Supplied entries →
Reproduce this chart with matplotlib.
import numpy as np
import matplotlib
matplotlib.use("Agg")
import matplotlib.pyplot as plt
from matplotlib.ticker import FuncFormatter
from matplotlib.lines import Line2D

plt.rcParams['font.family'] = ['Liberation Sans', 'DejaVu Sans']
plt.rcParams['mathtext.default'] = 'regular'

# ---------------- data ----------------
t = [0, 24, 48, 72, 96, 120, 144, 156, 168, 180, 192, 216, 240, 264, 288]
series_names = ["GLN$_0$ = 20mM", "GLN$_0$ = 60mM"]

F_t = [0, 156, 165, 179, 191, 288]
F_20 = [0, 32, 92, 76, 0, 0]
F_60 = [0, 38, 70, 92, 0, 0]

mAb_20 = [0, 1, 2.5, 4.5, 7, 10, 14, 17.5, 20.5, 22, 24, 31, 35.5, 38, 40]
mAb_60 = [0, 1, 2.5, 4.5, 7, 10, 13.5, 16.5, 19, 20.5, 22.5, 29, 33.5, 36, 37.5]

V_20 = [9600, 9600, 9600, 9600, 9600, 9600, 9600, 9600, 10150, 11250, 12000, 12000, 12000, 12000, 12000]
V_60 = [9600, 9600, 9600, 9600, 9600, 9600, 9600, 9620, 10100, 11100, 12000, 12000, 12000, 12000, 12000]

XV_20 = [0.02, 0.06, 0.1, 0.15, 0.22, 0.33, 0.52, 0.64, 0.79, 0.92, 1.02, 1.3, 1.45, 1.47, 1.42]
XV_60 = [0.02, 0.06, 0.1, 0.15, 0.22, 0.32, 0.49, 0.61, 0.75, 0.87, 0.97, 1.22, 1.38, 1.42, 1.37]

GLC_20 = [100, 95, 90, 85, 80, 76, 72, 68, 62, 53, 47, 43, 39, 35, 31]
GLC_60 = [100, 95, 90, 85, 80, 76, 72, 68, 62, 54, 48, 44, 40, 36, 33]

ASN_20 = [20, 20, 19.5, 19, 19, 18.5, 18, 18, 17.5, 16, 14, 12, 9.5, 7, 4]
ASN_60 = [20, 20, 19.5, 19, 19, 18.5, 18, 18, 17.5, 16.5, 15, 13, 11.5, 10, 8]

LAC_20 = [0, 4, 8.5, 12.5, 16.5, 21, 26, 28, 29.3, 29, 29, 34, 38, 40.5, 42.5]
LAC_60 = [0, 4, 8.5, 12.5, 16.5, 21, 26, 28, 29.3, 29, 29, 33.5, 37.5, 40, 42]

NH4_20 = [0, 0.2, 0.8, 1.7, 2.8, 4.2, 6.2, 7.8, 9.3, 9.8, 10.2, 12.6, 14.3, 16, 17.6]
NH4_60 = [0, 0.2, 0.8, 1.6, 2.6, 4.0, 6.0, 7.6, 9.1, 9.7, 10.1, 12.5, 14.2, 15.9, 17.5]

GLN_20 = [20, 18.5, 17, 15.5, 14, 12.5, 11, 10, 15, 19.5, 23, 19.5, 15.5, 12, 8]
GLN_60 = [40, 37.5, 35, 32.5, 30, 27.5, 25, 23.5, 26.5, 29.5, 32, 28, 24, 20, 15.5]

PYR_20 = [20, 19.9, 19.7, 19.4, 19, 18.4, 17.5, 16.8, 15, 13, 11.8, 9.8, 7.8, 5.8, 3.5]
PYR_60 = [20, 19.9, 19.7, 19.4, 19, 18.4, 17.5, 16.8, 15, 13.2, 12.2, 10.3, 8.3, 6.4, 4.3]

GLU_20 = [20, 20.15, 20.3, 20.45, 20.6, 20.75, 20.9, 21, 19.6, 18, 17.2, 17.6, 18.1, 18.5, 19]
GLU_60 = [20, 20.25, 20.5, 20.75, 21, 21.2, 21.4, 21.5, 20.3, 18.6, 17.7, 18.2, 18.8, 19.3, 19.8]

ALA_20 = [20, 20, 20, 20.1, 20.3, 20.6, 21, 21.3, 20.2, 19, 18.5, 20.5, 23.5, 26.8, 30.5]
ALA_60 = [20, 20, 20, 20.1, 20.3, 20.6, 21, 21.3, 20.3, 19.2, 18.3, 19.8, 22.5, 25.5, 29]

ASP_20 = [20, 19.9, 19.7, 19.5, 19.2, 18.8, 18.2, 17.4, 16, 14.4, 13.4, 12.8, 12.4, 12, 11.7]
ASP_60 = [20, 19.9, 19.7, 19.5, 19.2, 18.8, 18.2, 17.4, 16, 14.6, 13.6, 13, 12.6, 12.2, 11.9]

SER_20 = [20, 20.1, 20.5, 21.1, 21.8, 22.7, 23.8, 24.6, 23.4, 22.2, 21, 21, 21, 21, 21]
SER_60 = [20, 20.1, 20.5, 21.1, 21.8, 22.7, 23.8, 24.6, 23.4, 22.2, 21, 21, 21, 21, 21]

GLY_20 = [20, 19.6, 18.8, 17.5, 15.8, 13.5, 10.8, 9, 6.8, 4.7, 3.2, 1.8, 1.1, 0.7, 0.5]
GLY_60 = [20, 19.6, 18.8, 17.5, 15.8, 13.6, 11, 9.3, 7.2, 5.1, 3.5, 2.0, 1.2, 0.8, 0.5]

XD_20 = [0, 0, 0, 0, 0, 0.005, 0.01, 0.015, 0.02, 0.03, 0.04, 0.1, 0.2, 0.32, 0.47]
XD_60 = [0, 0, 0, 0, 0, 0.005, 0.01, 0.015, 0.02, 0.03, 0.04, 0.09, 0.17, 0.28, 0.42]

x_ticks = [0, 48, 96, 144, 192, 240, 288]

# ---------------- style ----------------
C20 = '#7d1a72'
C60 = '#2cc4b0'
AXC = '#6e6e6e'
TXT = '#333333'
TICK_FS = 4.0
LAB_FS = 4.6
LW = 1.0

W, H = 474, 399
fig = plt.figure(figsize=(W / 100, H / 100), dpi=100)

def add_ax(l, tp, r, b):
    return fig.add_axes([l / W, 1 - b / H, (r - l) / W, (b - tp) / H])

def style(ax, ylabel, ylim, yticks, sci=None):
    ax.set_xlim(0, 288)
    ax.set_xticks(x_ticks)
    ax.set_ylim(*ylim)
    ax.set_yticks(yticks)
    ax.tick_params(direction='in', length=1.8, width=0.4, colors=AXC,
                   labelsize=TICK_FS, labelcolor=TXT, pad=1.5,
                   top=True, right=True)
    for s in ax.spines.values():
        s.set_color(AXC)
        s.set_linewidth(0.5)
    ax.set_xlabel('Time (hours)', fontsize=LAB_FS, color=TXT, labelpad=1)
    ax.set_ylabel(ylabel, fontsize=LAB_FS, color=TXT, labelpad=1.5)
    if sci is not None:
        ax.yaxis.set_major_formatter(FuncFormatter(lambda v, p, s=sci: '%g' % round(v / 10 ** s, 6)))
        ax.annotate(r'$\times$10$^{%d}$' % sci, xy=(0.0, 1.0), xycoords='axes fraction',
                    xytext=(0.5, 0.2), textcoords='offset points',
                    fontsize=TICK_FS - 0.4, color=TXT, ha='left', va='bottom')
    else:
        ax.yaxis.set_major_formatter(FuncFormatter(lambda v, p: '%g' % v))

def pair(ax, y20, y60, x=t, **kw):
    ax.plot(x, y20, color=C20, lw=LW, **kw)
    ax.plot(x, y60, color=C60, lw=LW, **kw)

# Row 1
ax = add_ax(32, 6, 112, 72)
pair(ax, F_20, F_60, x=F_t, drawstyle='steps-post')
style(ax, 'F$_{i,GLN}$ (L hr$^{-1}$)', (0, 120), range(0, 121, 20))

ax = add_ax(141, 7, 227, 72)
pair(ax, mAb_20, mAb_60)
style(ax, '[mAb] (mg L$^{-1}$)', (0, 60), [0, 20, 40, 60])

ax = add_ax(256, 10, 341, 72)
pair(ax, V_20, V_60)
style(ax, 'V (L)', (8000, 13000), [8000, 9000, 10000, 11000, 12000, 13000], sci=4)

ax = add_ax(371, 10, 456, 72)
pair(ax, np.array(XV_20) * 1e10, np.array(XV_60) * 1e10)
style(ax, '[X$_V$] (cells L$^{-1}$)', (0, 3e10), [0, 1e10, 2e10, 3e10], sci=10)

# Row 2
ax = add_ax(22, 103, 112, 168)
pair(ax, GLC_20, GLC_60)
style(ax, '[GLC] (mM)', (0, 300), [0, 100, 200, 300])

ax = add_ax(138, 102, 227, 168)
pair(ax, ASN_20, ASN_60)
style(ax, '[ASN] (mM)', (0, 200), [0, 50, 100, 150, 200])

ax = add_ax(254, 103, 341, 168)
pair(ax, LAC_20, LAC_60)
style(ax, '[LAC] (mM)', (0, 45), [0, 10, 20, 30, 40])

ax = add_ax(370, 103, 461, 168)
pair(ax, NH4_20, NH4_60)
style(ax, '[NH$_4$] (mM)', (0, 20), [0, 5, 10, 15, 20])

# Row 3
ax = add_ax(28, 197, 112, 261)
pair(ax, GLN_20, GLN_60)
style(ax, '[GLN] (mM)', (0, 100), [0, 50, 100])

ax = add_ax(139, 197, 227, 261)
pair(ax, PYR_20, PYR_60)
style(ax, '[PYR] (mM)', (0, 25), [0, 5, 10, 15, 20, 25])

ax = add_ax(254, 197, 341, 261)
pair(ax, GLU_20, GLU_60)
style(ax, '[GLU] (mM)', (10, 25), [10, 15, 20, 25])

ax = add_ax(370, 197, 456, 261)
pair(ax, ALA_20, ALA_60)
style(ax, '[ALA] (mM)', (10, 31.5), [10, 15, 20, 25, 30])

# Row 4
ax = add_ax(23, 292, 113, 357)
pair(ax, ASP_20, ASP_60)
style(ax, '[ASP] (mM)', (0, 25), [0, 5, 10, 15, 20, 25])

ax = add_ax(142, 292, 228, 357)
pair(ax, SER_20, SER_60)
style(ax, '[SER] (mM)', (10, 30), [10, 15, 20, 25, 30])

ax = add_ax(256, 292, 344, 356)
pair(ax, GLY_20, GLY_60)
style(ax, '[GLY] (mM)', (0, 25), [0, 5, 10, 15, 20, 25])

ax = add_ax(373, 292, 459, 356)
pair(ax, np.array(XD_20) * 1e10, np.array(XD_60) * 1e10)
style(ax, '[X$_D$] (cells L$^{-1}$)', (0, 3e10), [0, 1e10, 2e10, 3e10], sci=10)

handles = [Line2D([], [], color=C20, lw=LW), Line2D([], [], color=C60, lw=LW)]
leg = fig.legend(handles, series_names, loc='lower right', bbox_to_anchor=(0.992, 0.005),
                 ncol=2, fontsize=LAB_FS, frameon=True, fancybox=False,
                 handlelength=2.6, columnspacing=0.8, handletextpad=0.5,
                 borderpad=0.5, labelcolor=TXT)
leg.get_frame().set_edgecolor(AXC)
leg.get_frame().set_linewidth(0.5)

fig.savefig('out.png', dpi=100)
--
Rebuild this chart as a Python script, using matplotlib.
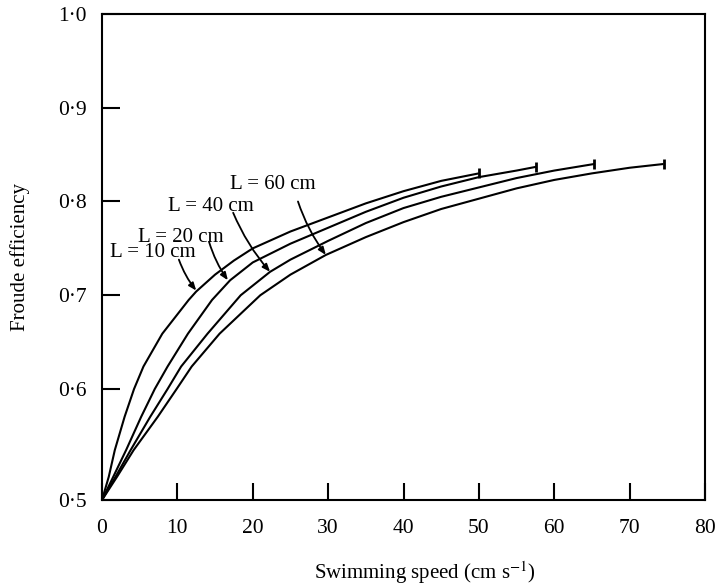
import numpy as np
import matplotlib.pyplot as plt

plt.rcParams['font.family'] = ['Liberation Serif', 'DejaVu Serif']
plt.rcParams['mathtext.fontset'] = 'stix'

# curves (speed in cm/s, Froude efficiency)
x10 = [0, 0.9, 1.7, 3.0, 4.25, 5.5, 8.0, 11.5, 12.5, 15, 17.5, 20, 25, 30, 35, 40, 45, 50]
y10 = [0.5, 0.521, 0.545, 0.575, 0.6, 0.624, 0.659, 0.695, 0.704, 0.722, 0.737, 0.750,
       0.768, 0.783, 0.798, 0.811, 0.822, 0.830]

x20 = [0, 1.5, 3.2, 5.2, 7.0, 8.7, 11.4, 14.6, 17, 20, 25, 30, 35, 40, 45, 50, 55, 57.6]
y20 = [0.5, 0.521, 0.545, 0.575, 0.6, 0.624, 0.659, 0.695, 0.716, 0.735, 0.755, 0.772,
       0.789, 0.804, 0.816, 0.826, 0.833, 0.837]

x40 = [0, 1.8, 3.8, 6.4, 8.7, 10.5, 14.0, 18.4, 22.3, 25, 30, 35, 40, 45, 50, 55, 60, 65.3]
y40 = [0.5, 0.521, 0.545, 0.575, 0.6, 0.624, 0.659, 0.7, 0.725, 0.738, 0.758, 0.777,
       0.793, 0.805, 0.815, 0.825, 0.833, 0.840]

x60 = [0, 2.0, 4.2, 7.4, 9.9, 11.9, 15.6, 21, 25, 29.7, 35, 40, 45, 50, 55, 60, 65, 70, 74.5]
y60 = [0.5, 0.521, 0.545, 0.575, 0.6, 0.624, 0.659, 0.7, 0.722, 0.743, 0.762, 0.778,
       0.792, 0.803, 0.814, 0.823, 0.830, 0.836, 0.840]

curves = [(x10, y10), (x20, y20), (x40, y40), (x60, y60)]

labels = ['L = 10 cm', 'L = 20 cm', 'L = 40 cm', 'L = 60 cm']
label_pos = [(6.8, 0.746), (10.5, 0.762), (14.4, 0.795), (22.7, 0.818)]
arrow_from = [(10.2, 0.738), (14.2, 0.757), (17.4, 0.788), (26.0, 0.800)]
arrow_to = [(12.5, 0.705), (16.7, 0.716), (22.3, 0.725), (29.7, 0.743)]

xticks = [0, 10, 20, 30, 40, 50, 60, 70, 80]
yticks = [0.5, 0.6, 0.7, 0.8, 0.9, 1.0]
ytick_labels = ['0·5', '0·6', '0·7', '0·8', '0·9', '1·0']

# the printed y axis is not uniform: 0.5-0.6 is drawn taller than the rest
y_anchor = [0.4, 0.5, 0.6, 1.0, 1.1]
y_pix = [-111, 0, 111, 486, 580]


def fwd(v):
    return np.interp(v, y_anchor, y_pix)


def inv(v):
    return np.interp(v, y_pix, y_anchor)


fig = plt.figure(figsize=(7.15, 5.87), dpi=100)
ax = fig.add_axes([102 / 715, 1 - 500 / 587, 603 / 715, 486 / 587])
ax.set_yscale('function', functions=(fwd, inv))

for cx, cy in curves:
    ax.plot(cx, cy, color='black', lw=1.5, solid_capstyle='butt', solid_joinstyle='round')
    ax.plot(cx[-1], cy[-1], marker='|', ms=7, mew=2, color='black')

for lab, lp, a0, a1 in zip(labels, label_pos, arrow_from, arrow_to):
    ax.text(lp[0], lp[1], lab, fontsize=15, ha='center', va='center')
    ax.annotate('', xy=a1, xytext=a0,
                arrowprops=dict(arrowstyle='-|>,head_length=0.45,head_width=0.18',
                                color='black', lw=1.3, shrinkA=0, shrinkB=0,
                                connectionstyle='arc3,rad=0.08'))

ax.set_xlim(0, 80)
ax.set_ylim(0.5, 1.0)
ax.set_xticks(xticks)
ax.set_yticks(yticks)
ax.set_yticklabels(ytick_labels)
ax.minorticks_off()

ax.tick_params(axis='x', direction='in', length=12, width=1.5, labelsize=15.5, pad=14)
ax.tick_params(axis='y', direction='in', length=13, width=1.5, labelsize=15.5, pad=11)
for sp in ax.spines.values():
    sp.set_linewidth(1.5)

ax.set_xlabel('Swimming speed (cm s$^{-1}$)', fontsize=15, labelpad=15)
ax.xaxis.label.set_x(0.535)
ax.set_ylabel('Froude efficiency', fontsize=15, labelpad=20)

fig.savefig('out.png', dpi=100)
==
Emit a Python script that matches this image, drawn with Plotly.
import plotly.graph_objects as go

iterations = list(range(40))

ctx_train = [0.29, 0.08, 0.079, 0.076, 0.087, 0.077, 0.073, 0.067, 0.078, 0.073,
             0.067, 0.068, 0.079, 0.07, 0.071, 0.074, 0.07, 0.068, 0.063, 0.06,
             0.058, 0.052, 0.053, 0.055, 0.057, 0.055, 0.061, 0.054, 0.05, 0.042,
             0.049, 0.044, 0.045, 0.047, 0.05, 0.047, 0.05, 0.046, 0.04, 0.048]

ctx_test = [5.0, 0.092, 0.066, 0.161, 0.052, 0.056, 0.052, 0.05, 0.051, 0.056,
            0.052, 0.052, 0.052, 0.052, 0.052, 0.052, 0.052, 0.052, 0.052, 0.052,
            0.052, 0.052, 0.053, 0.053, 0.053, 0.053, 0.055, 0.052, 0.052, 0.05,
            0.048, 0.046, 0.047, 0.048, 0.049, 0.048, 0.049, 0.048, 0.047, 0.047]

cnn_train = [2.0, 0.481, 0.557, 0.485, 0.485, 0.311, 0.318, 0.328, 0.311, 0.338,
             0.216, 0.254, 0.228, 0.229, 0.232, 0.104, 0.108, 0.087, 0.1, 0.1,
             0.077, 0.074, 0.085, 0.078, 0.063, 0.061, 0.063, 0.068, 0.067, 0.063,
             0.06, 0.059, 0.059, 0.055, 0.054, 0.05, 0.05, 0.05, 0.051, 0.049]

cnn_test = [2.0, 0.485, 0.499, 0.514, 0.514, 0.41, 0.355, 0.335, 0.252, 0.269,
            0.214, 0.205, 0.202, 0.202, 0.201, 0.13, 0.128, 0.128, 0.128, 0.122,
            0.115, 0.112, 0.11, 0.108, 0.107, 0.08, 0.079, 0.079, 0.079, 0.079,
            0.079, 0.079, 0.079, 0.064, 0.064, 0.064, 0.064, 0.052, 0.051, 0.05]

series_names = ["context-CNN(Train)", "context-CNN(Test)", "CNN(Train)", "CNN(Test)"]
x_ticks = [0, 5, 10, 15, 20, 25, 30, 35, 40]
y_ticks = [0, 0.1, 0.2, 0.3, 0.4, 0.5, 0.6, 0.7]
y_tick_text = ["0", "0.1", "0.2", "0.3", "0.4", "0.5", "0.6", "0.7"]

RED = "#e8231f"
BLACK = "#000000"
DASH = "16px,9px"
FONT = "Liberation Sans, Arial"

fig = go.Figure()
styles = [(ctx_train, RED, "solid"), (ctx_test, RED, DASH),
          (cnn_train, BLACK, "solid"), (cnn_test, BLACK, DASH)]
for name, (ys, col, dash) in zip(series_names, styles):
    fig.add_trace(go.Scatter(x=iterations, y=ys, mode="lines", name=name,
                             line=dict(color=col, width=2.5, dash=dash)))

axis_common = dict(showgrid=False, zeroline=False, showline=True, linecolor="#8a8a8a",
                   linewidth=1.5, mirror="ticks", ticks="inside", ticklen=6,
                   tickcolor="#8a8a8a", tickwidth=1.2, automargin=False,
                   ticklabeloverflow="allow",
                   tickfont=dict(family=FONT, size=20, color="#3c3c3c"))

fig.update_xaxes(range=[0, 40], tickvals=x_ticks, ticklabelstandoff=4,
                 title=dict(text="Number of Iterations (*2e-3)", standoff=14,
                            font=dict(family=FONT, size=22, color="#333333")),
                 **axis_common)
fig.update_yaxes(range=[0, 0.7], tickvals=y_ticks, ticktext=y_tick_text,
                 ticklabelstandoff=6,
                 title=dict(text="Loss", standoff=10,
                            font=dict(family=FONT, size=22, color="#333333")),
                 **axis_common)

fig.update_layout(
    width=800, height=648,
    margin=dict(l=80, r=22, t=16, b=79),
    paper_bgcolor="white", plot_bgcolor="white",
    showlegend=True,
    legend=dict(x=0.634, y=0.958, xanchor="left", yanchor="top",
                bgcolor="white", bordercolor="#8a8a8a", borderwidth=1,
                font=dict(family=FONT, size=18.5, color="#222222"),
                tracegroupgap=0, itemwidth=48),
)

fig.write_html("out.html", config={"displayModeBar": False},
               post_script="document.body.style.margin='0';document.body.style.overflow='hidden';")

What the task requires → Only the lines from the one containing "Reproduce this chart with matplotlib." through the one containing "11100, 12000, 12000, 12000, 12000, 12000]" are to be retyped, both boundary lines included, with no other material.

Solution to the exercise →
Reproduce this chart with matplotlib.
import numpy as np
import matplotlib
matplotlib.use("Agg")
import matplotlib.pyplot as plt
from matplotlib.ticker import FuncFormatter
from matplotlib.lines import Line2D

plt.rcParams['font.family'] = ['Liberation Sans', 'DejaVu Sans']
plt.rcParams['mathtext.default'] = 'regular'

# ---------------- data ----------------
t = [0, 24, 48, 72, 96, 120, 144, 156, 168, 180, 192, 216, 240, 264, 288]
series_names = ["GLN$_0$ = 20mM", "GLN$_0$ = 60mM"]

F_t = [0, 156, 165, 179, 191, 288]
F_20 = [0, 32, 92, 76, 0, 0]
F_60 = [0, 38, 70, 92, 0, 0]

mAb_20 = [0, 1, 2.5, 4.5, 7, 10, 14, 17.5, 20.5, 22, 24, 31, 35.5, 38, 40]
mAb_60 = [0, 1, 2.5, 4.5, 7, 10, 13.5, 16.5, 19, 20.5, 22.5, 29, 33.5, 36, 37.5]

V_20 = [9600, 9600, 9600, 9600, 9600, 9600, 9600, 9600, 10150, 11250, 12000, 12000, 12000, 12000, 12000]
V_60 = [9600, 9600, 9600, 9600, 9600, 9600, 9600, 9620, 10100, 11100, 12000, 12000, 12000, 12000, 12000]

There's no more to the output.